Critique : Harry Brown
Harry Brown (Michael Caine, bouleversant de fureur et de vulnérabilité mêlées) est un militaire à la retraite, qui, devant l'indifférence du système judiciaire face au meurtre de son meilleur ami, va sortir de son mutisme pour punir les coupables. Le scénario, exemplaire de sobriété et de retenue dans la mise en place de son intrigue, se garde bien de désigner des coupables ou des boucs émissaires. C'est le portrait d'une société en déréliction, la nôtre, qu'il dresse sans concession, un système qui a capitulé depuis longtemps devant la paupérisation d'une couche de sa population, se contentant de faire ponctuellement retomber la pression. Dans cet univers délabré, Harry, vigilante sur le retour, n'est pas une solution, l'auto-défense n'apparaît jamais comme l'antidote à la violence quotidienne.
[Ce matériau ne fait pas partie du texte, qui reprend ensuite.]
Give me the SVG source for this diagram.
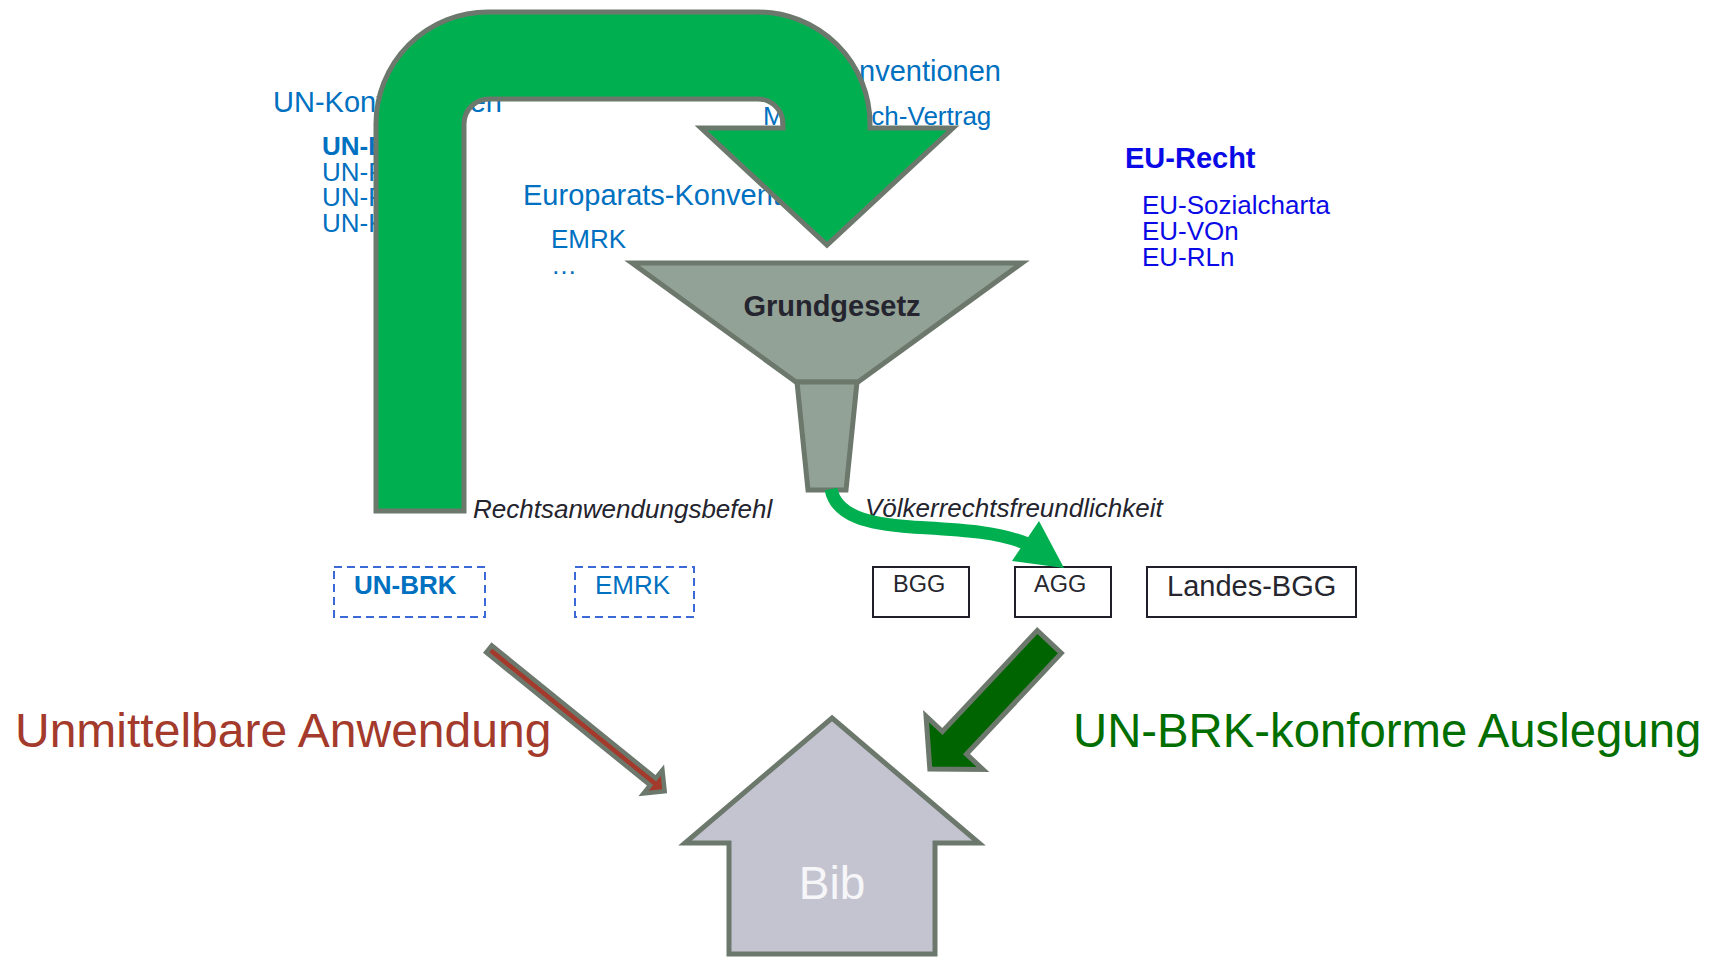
<svg xmlns="http://www.w3.org/2000/svg" width="1721" height="957" viewBox="0 0 1721 957">
<defs>
<style>
.t{font-family:"Liberation Sans",Arial,sans-serif}
.un{fill:#0070C0}
.eu{fill:#0A0AE6}
.h{font-size:29px}
.s{font-size:26px}
.b{font-weight:bold}
.it{font-style:italic;font-size:26px;fill:#24242e}
.sh{stroke:#6D786D;stroke-width:5;stroke-linejoin:miter}
.dash{fill:none;stroke:#3B69D8;stroke-width:2;stroke-dasharray:8 5}
.box{fill:#ffffff;stroke:#1f1f2a;stroke-width:2}
</style>
</defs>
<rect width="1721" height="957" fill="#ffffff"/>

<g id="un-konventionen" class="t un">
<text x="273" y="112" class="h">UN-Konventionen</text>
<text x="322" y="155" class="s b">UN-BRK</text>
<text x="322" y="181" class="s">UN-Pakt I</text>
<text x="322" y="206" class="s">UN-Pakt II</text>
<text x="322" y="232" class="s">UN-KRK</text>
</g>

<g id="wipo-konventionen" class="t un">
<text x="1001" y="81" class="h" text-anchor="end">WIPO-Konventionen</text>
<text x="763" y="125" class="s">Marrakesch-Vertrag</text>
</g>

<g id="europarats-konventionen" class="t un">
<text x="523" y="205" class="h">Europarats-Konventionen</text>
<text x="551" y="248" class="s">EMRK</text>
<text x="551" y="274" class="s">…</text>
</g>

<g id="eu-recht" class="t eu">
<text x="1125" y="168" class="h b">EU-Recht</text>
<text x="1142" y="214" class="s">EU-Sozialcharta</text>
<text x="1142" y="240" class="s">EU-VOn</text>
<text x="1142" y="266" class="s">EU-RLn</text>
</g>

<g id="grundgesetz">
<polygon class="sh" fill="#93A296" points="632,263 1022,263 858,382 796,382"/>
<polygon class="sh" fill="#93A296" points="797,382 857,382 846,490 808,490"/>
<text x="832" y="316" class="t b" font-size="29" fill="#25252f" text-anchor="middle">Grundgesetz</text>
</g>

<g id="label-rechtsanwendungsbefehl" class="t">
<text x="473" y="518" class="it">Rechtsanwendungsbefehl</text>
</g>
<g id="label-voelkerrechtsfreundlichkeit" class="t">
<text x="865" y="517" class="it">Völkerrechtsfreundlichkeit</text>
</g>

<g id="box-unbrk">
<rect class="dash" x="334" y="567" width="151" height="50"/>
<text x="354" y="594" class="t un s b">UN-BRK</text>
</g>
<g id="box-emrk">
<rect class="dash" x="575" y="567" width="119" height="50"/>
<text x="595" y="594" class="t un s">EMRK</text>
</g>
<g id="box-bgg">
<rect class="box" x="873" y="567" width="96" height="50"/>
<text x="893" y="592" class="t" font-size="23.5" fill="#26262e">BGG</text>
</g>
<g id="box-agg">
<rect class="box" x="1015" y="567" width="96" height="50"/>
<text x="1034" y="592" class="t" font-size="23.5" fill="#26262e">AGG</text>
</g>
<g id="box-landes-bgg">
<rect class="box" x="1147" y="567" width="209" height="50"/>
<text x="1167" y="596" class="t" font-size="29" fill="#26262e">Landes-BGG</text>
</g>

<g id="label-unmittelbar">
<text x="15" y="747" class="t" font-size="48" fill="#A33A2B">Unmittelbare Anwendung</text>
</g>
<g id="label-konform">
<text x="1073" y="747" class="t" font-size="47.3" fill="#006E00">UN-BRK-konforme Auslegung</text>
</g>

<g id="bib">
<polygon class="sh" fill="#C4C4D1" points="832,718 979,843 935,843 935,954 729,954 729,843 685,843"/>
<text x="832" y="899" class="t" font-size="46" fill="#F6F6F9" text-anchor="middle">Bib</text>
</g>

<g id="connectors">
<path id="uturn" class="sh" fill="#00B050" d="M 376 511 L 376 124 A 112 112 0 0 1 488 12 L 758 12 A 112 112 0 0 1 870 124 L 870 128 L 953 128 L 827 245 L 701 128 L 783 128 L 783 124 A 25 25 0 0 0 758 99 L 489 99 A 25 25 0 0 0 464 124 L 464 511 Z"/>
<path id="curve" d="M 831 489 C 836 516, 868 524, 912 527 C 960 530, 995 531, 1028 544" fill="none" stroke="#00B050" stroke-width="13"/>
<polygon fill="#00B050" points="1039,521 1012,561 1064,568"/>
<g transform="translate(489 649) rotate(39)">
<polygon fill="#A33A2B" stroke="#6D786D" stroke-width="4.5" points="0,-4.5 211,-4.5 211,-15 226,0 211,15 211,4.5 0,4.5"/>
</g>
<g transform="translate(1051 640) rotate(133.2)">
<polygon class="sh" fill="#006400" points="2.5,-16.5 141,-16.5 141,-39 177,0 141,39 141,16.5 2.5,16.5"/>
</g>
</g>
</svg>
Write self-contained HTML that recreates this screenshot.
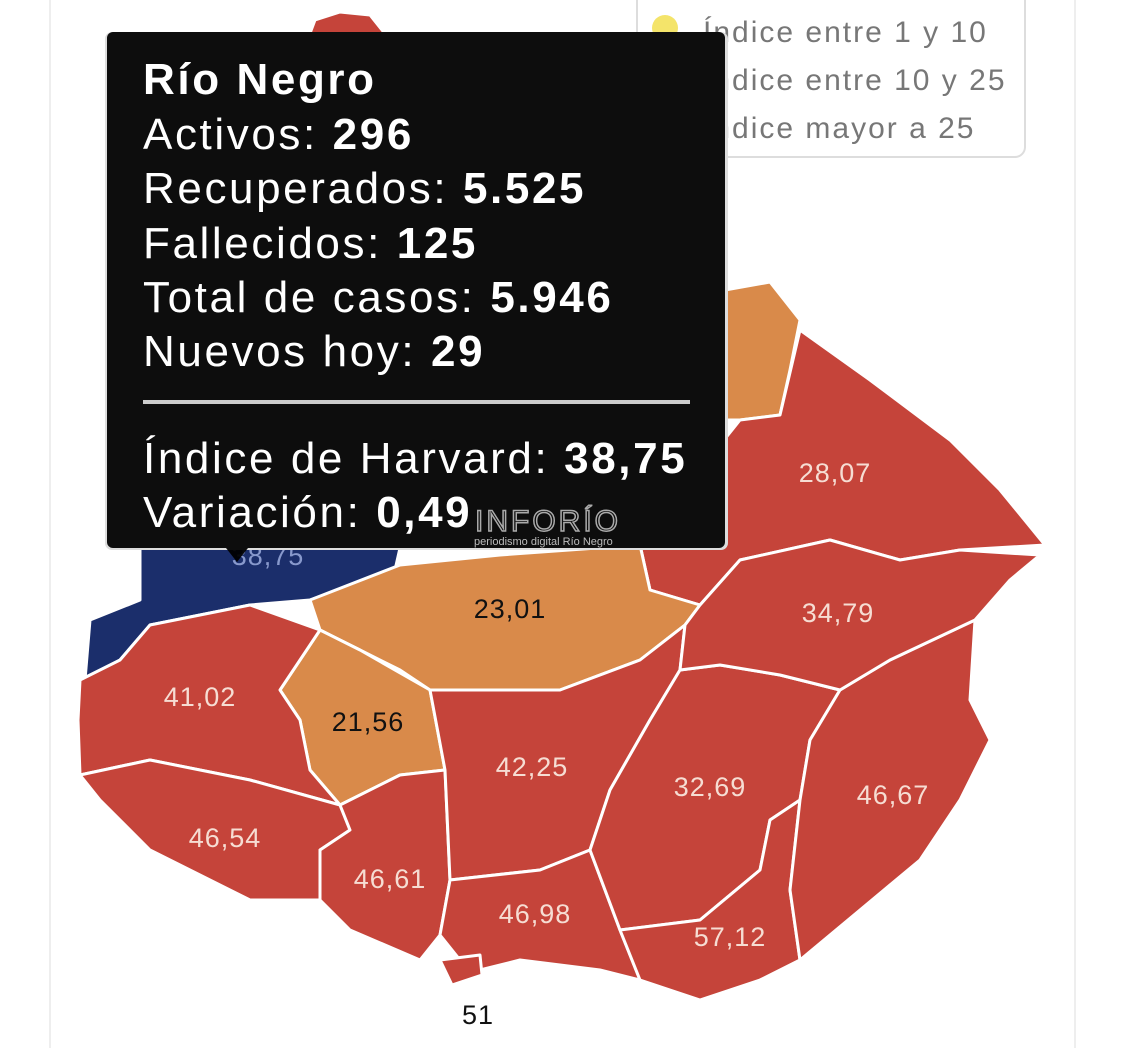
<!DOCTYPE html>
<html><head><meta charset="utf-8"><style>
html,body{margin:0;padding:0;background:#fff;width:1123px;height:1048px;overflow:hidden;font-family:"Liberation Sans",sans-serif}
</style></head><body>
<svg width="1123" height="1048" viewBox="0 0 1123 1048" style="position:absolute;left:0;top:0">
<line x1="50" y1="0" x2="50" y2="1048" stroke="#eee" stroke-width="2"/>
<line x1="1075" y1="0" x2="1075" y2="1048" stroke="#eee" stroke-width="2"/>
<g stroke="#fff" stroke-width="3" stroke-linejoin="round">
<polygon fill="#c5443a" points="315,20 340,12 370,15 390,40 450,90 520,150 600,200 650,260 725,290 725,548 140,548 120,450 130,380 170,300 200,220 220,150 260,100 300,60"/>
<polygon fill="#d98a4a" points="725,290 770,282 800,320 790,370 780,415 740,420 725,420"/>
<polygon fill="#c5443a" points="640,545 700,470 740,420 780,415 800,330 870,380 950,440 1000,490 1045,545 960,550 900,560 830,540 740,560 700,605 650,590"/>
<polygon fill="#1b2e6b" points="108,548 400,548 395,570 310,600 250,605 150,625 120,660 85,680 90,620 140,600 140,548"/>
<polygon fill="#d98a4a" points="310,600 400,565 500,555 640,545 650,590 700,605 685,625 640,660 560,690 470,690 430,690 400,670 360,650 320,630"/>
<polygon fill="#d98a4a" points="320,630 360,650 430,690 445,770 400,775 340,805 310,770 300,720 280,690"/>
<polygon fill="#c5443a" points="80,680 120,660 150,625 250,605 320,630 280,690 300,720 310,770 340,805 250,780 150,760 80,775 78,720"/>
<polygon fill="#c5443a" points="80,775 150,760 250,780 340,805 350,830 320,850 320,900 250,900 150,850 100,800"/>
<polygon fill="#c5443a" points="340,805 400,775 445,770 450,880 440,935 420,960 350,930 320,900 320,850 350,830"/>
<polygon fill="#c5443a" points="430,690 560,690 640,660 685,625 680,670 650,720 610,790 590,850 540,870 450,880 445,770"/>
<polygon fill="#c5443a" points="450,880 540,870 590,850 620,930 640,980 600,970 520,960 480,970 460,960 440,935"/>
<polygon fill="#c5443a" points="440,960 480,955 482,975 452,985"/>
<polygon fill="#c5443a" points="680,670 720,665 780,675 840,690 810,740 800,800 770,820 760,870 700,920 620,930 590,850 610,790 650,720"/>
<polygon fill="#c5443a" points="620,930 700,920 760,870 770,820 800,800 790,890 800,960 760,980 700,1000 640,980"/>
<polygon fill="#c5443a" points="840,690 890,660 975,620 970,700 990,740 960,800 920,860 860,910 830,935 800,960 790,890 800,800 810,740"/>
<polygon fill="#c5443a" points="685,625 700,605 740,560 830,540 900,560 960,550 1040,555 1010,580 975,620 890,660 840,690 780,675 720,665 680,670"/>
</g>
<g font-size="27" text-anchor="middle" fill="#f6ddd3" letter-spacing="1">
<text x="835" y="482">28,07</text>
<text x="838" y="622">34,79</text>
<text x="200" y="706">41,02</text>
<text x="532" y="776">42,25</text>
<text x="710" y="796">32,69</text>
<text x="893" y="804">46,67</text>
<text x="225" y="847">46,54</text>
<text x="390" y="888">46,61</text>
<text x="535" y="923">46,98</text>
<text x="730" y="946">57,12</text>
<text x="268" y="565" fill="#8899cc">38,75</text>
</g>
<g font-size="27" text-anchor="middle" fill="#111" letter-spacing="1">
<text x="510" y="618">23,01</text>
<text x="368" y="731">21,56</text>
<text x="478" y="1024">51</text>
</g>
<rect x="637" y="-10" width="388" height="167" rx="10" fill="#fff" stroke="#ddd" stroke-width="2"/>
<circle cx="665" cy="28" r="13" fill="#f4e46a"/>
<circle cx="665" cy="78" r="13" fill="#e9a050"/>
<circle cx="665" cy="126" r="13" fill="#c5443a"/>
<g font-size="30" fill="#777" letter-spacing="2">
<text x="703" y="42">Índice entre 1 y 10</text>
<text x="703" y="90">Índice entre 10 y 25</text>
<text x="703" y="138">Índice mayor a 25</text>
</g>
<rect x="105" y="32" width="623" height="518" rx="7" fill="#ddd"/>
<rect x="107" y="32" width="618" height="516" rx="6" fill="rgba(0,0,0,0.94)"/>
<polygon points="226,548 248,548 237,562" fill="rgba(0,0,0,0.94)"/>
<g fill="#fff" font-size="44" letter-spacing="2.6">
<text x="143" y="94" font-weight="bold">Río Negro</text>
<text x="143" y="149">Activos: <tspan font-weight="bold">296</tspan></text>
<text x="143" y="203">Recuperados: <tspan font-weight="bold">5.525</tspan></text>
<text x="143" y="258">Fallecidos: <tspan font-weight="bold">125</tspan></text>
<text x="143" y="312">Total de casos: <tspan font-weight="bold">5.946</tspan></text>
<text x="143" y="366">Nuevos hoy: <tspan font-weight="bold">29</tspan></text>
<text x="143" y="473">Índice de Harvard: <tspan font-weight="bold">38,75</tspan></text>
<text x="143" y="527">Variación: <tspan font-weight="bold">0,49</tspan></text>
</g>
<rect x="143" y="400" width="547" height="4" fill="#ccc"/>
<text x="475" y="531" font-size="30" fill="none" stroke="#aaa" stroke-width="1.5" letter-spacing="3">INFORÍO</text>
<text x="474" y="545" font-size="11" fill="#bbb">periodismo digital Río Negro</text>
</svg>
</body></html>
Si le vieil homme emporte notre empathie sans mal, il est le symptôme d'un monde malade, certainement pas son anticorps. Non pas qu'il prenne plaisir à exécuter les coupables qui l'entourent, le film dresse simplement ce constat glaçant : la violence, tel un virus, se répand, se reproduit, dans un face-à-face infini avec elle-même.
Le film de Daniel Barber tire de ce constat désespérant une force inattendue, qui atteint le spectateur en plein visage. Contre toute attente, Harry Brown évoque plus souvent le cinéma d'horreur que le polar ou le vigilante flick, à ce titre, l'affrontement du passage souterrain impressionnera durablement votre rétine... Si le film parvient à ne jamais être verbeux ou démonstratif, grâce à plusieurs atouts de poids : des seconds rôles marquants, emmenés par Ben Drew (alias Plan B), chien fou qui contamine tout le métrage de sa rage aveugle, la mise en scène efficace et dénuée de fioritures de Daniel Barber, l'écriture sans fard de Gary Young et la lumière hivernale de Martin Ruhe.
Harry Brown est une première oeuvre remarquable, un conte urbain cruel, un miroir désolant, dans lequel on regarde au risque de se perdre.